The Buddha does not want us to despair. He wants us to be free of suffering.
Recognizing the illusory and dream-like nature of conditioned things (especially our thoughts and emotions) opens the door to that which is not conditioned: the ultimate nature of our minds and of the universe. This ultimate nature is what we call buddhanature. When we recognize the fabricated nature of our experience, those negative thoughts and emotions cease to arise. When they cease to arise, the radiance of our buddhanature naturally blazes forth. That radiance is joy, love, compassion, and evenness.
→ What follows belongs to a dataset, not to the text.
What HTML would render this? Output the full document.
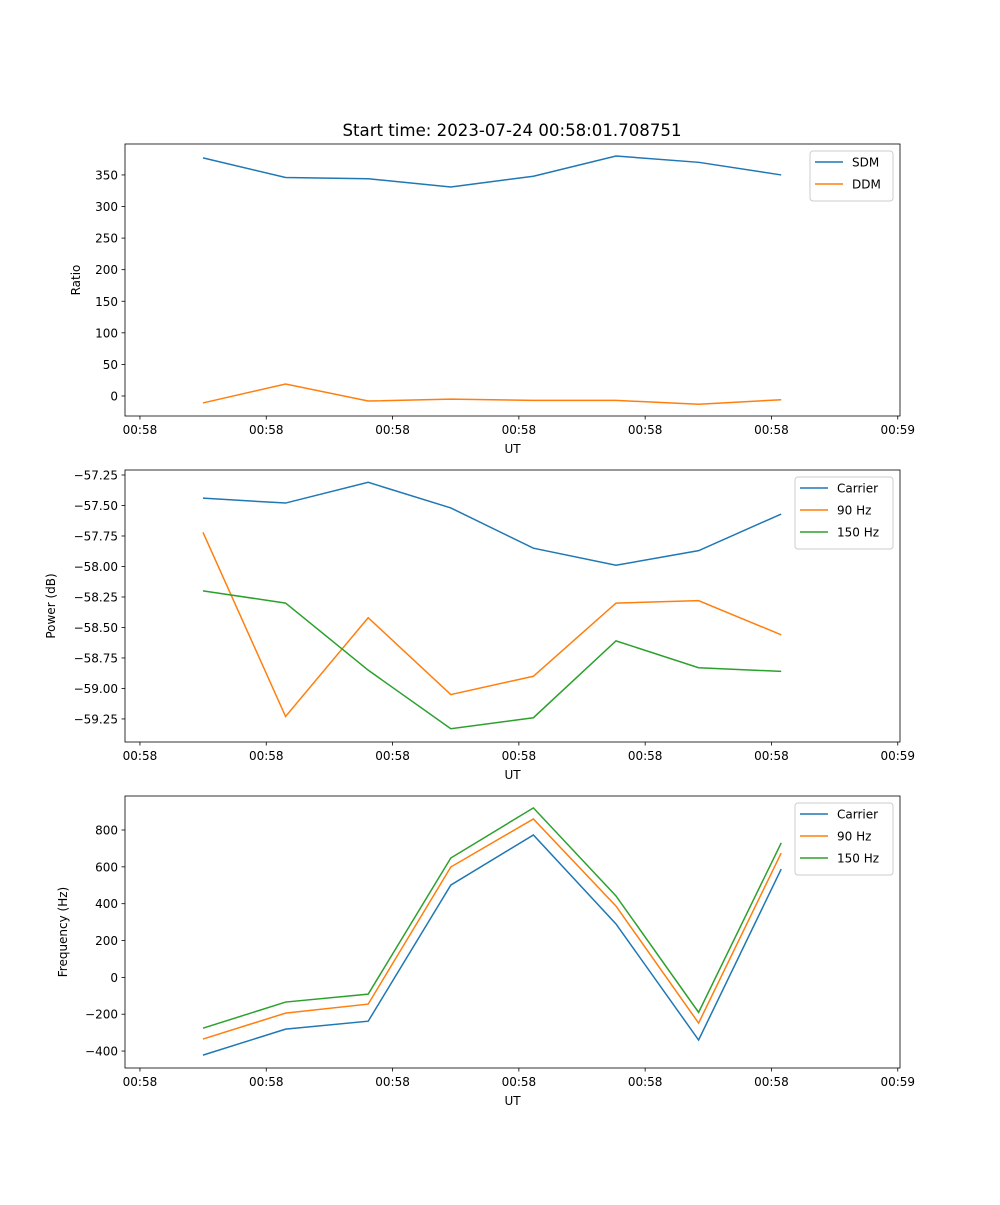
<!DOCTYPE html>
<html><head><meta charset="utf-8"><style>
body{margin:0;background:#fff}
svg text{font-family:"DejaVu Sans","Liberation Sans",sans-serif;fill:#000}
</style></head><body>
<svg id="fig" width="1000" height="1200" xmlns="http://www.w3.org/2000/svg">
<rect width="1000" height="1200" fill="#fff"/>
<text x="512" y="136" font-size="16.6" text-anchor="middle">Start time: 2023-07-24 00:58:01.708751</text>
</svg>
<script>
const pointIndex=[0,1,2,3,4,5,6,7];
const xTickValues=[-0.763,0.766,2.295,3.824,5.353,6.882,8.411];
const xTickLabels=["00:58","00:58","00:58","00:58","00:58","00:58","00:59"];
const sdm=[377,346,344,331,348,380,370,350];
const ddm=[-11,19,-8,-5,-7,-7,-13,-6];
const ratioTicks=[0,50,100,150,200,250,300,350];
const pCarrier=[-57.44,-57.48,-57.31,-57.52,-57.85,-57.99,-57.87,-57.57];
const p90=[-57.72,-59.23,-58.42,-59.05,-58.90,-58.30,-58.28,-58.56];
const p150=[-58.20,-58.30,-58.85,-59.33,-59.24,-58.61,-58.83,-58.86];
const powerTicks=[-57.25,-57.5,-57.75,-58,-58.25,-58.5,-58.75,-59,-59.25];
const fCarrier=[-422,-281,-238,501,773,290,-340,588];
const f90=[-335,-194,-145,599,860,387,-248,675];
const f150=[-276,-134,-91,648,920,442,-190,730];
const freqTicks=[-400,-200,0,200,400,600,800];

const NS="http://www.w3.org/2000/svg";
const svg=document.getElementById('fig');
const L=125,R=900,XMIN=-0.944,XMAX=8.438;
const xs=v=>L+(v-XMIN)/(XMAX-XMIN)*(R-L);
function mk(t,a,p){const e=document.createElementNS(NS,t);for(const k in a)e.setAttribute(k,a[k]);(p||svg).appendChild(e);return e;}
function panel(name,top,bot,ymin,ymax,ticks,fmt,ylabel,series,leg){
  const ys=v=>bot-(v-ymin)/(ymax-ymin)*(bot-top);
  const g=mk('g',{});
  
  
  series.forEach(s=>{
    const pl=mk('polyline',{points:s.d.map((v,i)=>xs(pointIndex[i])+','+ys(v)).join(' '),fill:'none',stroke:s.c,'stroke-width':1.5},g);
    
    
  });
  mk('rect',{x:L,y:top,width:R-L,height:bot-top,fill:'none',stroke:'#000','stroke-width':0.8},g);
  xTickValues.forEach((v,i)=>{const x=xs(v);
    mk('line',{x1:x,x2:x,y1:bot,y2:bot+3.5,stroke:'#000','stroke-width':0.8},g);
    const t=mk('text',{x:x,y:bot+18,'font-size':12,'text-anchor':'middle'},g);t.textContent=xTickLabels[i];
    
    });
  ticks.forEach(v=>{const y=ys(v);
    mk('line',{x1:L-3.5,x2:L,y1:y,y2:y,stroke:'#000','stroke-width':0.8},g);
    const t=mk('text',{x:L-7,y:y+4.5,'font-size':12,'text-anchor':'end'},g);t.textContent=fmt(v).replace('-','\u2212');
    
    });
  const xl=mk('text',{x:(L+R)/2,y:bot+37,'font-size':12,'text-anchor':'middle'},g);xl.textContent='UT';
  
  
  const yl=mk('text',{x:0,y:0,'font-size':12,'text-anchor':'middle',transform:`translate(${leg.yx},${(top+bot)/2}) rotate(-90)`},g);yl.textContent=ylabel;
  
  
  const lg=mk('g',{},g);
  
  
  mk('rect',{x:leg.x,y:top+7,width:R-7-leg.x,height:series.length*22+6,fill:'#fff',stroke:'#ccc',rx:3},lg);
  series.forEach((s,i)=>{const y=top+18+i*22;
    mk('line',{x1:leg.x+5,x2:leg.x+33,y1:y,y2:y,stroke:s.c,'stroke-width':1.5},lg);
    const t=mk('text',{x:leg.x+42,y:y+4.5,'font-size':12},lg);t.textContent=s.label;
    
    });
}
panel('ratio-panel',144,416,-31.7,399,ratioTicks,v=>String(v),'Ratio',
  [{d:sdm,c:'#1f77b4',n:'sdm-line',label:'SDM'},{d:ddm,c:'#ff7f0e',n:'ddm-line',label:'DDM'}],{x:810,yx:80});
panel('power-panel',470,742,-59.439,-57.209,powerTicks,v=>v.toFixed(2),'Power (dB)',
  [{d:pCarrier,c:'#1f77b4',n:'power-carrier-line',label:'Carrier'},{d:p90,c:'#ff7f0e',n:'power-90hz-line',label:'90 Hz'},{d:p150,c:'#2ca02c',n:'power-150hz-line',label:'150 Hz'}],{x:795,yx:55});
panel('frequency-panel',796,1068,-492,984.6,freqTicks,v=>String(v),'Frequency (Hz)',
  [{d:fCarrier,c:'#1f77b4',n:'freq-carrier-line',label:'Carrier'},{d:f90,c:'#ff7f0e',n:'freq-90hz-line',label:'90 Hz'},{d:f150,c:'#2ca02c',n:'freq-150hz-line',label:'150 Hz'}],{x:795,yx:67});
</script>
</body></html>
Even though it may be challenging to recognize that our perception is distorted, that our understanding of the world is based on false assumptions, if we don’t face this truth we will continue to be plagued by the misery that is negative emotion. On the other hand, if we recognize the fabricated nature of our perception and experiences, we will see through the veil of illusion to what is true, what is real.
That truth, that reality, cannot be put into words, it is beyond concepts, but it has the taste of joy, love, compassion, and total equanimity. That is what reality is. That is what we are. Who does not want to abide in that state? This is what the Buddha wants for us, to abide in the perfection of our true nature, to truly know reality and ourselves. The Buddha does not want us to despair, to feel demotivated. He wants us to be free of the suffering of negative emotion. He wants us to be free of the delusion that currently obscures our perception and obscures what we truly are. He wants us to awaken to our buddhanature and join the ranks of the Victorious Ones. And we can do it in this lifetime. That is the promise of the teachings and practices coming down to us from Padmasambhava and Yeshe Tsogyal. May we all bring that promise to fruition.